By Byun Duk-kun
WASHINGTON, Sept. 1 (Yonhap) -- A draft bill from the U.S. House of Representatives would require the U.S. administration to consider expanding its intelligence sharing program to include South Korea and three others if enacted, the bill showed Wednesday.
The National Defense Authorization bill for fiscal year 2022, submitted by the subcommittee on intelligence and special operations, seeks to expand the so-called Five Eyes, the U.S.' intelligence sharing program that currently involves Australia, Britain, Canada and New Zealand.
"The committee directs the Director of National Intelligence, in coordination with the Secretary of Defense, to provide a report to the House Committee on Armed Services, the Senate Committee on Armed Services, and the congressional intelligence committees, not later than May 20, 2022, on current intelligence and resource sharing agreements between the United States and the countries of Australia, Canada, New Zealand, and the United Kingdom; as well as opportunities to expand intelligence sharing with South Korea, Japan, India, and Germany," it says.
The House Committee on Armed Services began reviewing the bill on the day, along with those submitted by other subcommittees, to create its final draft for FY22 National Defense Authorization Act.
The intelligence subcommittee bill, if included in the final draft and enacted, would require the U.S. government to study the benefits of expanding the Five Eyes arrangement, "including the nature of insights that each of these countries may be in a position to contribute."
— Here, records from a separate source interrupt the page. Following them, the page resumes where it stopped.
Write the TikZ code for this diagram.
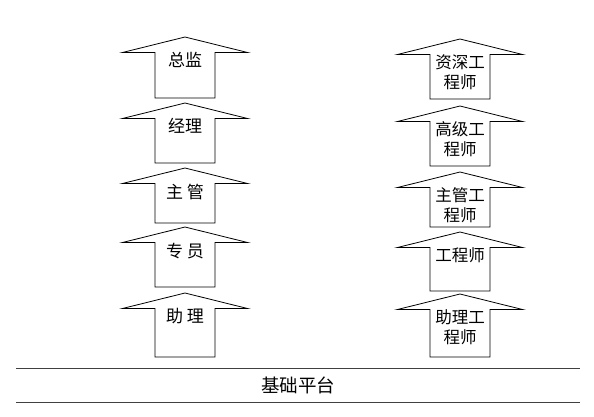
\documentclass[tikz,border=0pt]{standalone}
\usepackage{fontspec}
\setmainfont{Noto Sans CJK SC}
\usepackage{tikz}
\usetikzlibrary{calc}

\tikzset{
  uparrow/.style={draw=black, line width=0.8pt, line join=miter},
  lefttext/.style={anchor=north, inner sep=0pt, align=center, font=\fontsize{17}{20}\selectfont},
  righttext/.style={anchor=north, inner sep=0pt, align=center, font=\fontsize{16.5}{20}\selectfont},
  basetext/.style={font=\fontsize{18.5}{22}\selectfont},
  groundline/.style={draw=black!75, line width=1.2pt}
}

\begin{document}
\begin{tikzpicture}[x=1pt,y=-1pt]
\useasboundingbox (0,0) rectangle (594,417);
% left column
\foreach \t/\b/\name/\txt in {37/98/zj/总监, 103/163/jl/经理, 168/223/zg/主 管, 227/287/zy/专 员, 293/357/zl/助 理}{
  \draw[uparrow] (185,\t) -- (247.5,\t+15.5) -- (215,\t+15.5) -- (215,\b)
    -- (155,\b) -- (155,\t+15.5) -- (122.5,\t+15.5) -- cycle;
  \node[lefttext] (\name) at (185,\t+15.5) {\txt};
}
% right column
\foreach \t/\b/\name/\txt in {39/99/zsgcs/{资深工\\程师}, 106/166/gjgcs/{高级工\\程师}, 172/227/zggcs/{主管工\\程师}, 232/291/gcs/{工程师}, 294/357/zlgcs/{助理工\\程师}}{
  \draw[uparrow] (460,\t) -- (522.5,\t+15.5) -- (490,\t+15.5) -- (490,\b)
    -- (430,\b) -- (430,\t+15.5) -- (397.5,\t+15.5) -- cycle;
  \node[righttext] (\name) at (460,\t+15.5) {\txt};
}
% base
\draw[groundline] (16,368.3) -- (580,368.3);
\draw[groundline] (16,402.7) -- (580,402.7);
\node[basetext] (jcpt) at (298,385) {基础平台};
\end{tikzpicture}
\end{document}
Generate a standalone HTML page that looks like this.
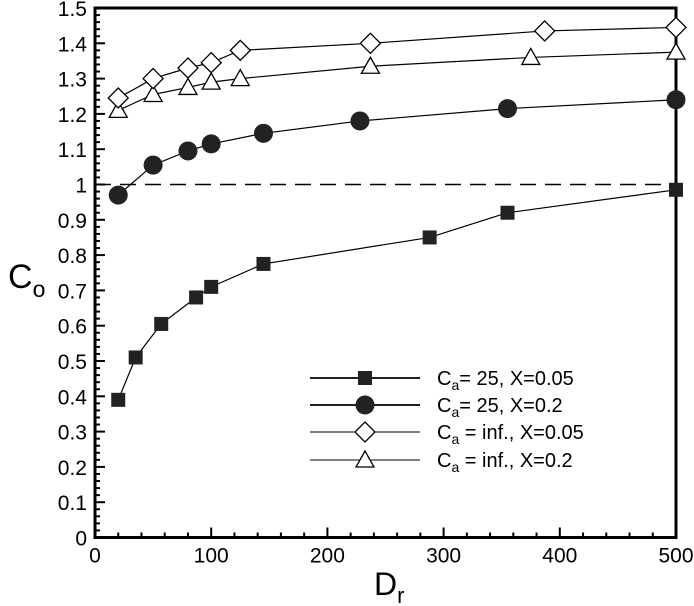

In a related move, the bill also seeks to require the commander of U.S. Indo-Pacific Command, in consultation with the commander of U.S. Forces Korea (USFK), to submit a report on the U.S.' intelligence collection capabilities and activities in the area of USFK operation.
South Korea and the U.S. are said to be closely cooperating on military intelligence under their more than seven-decades old alliance.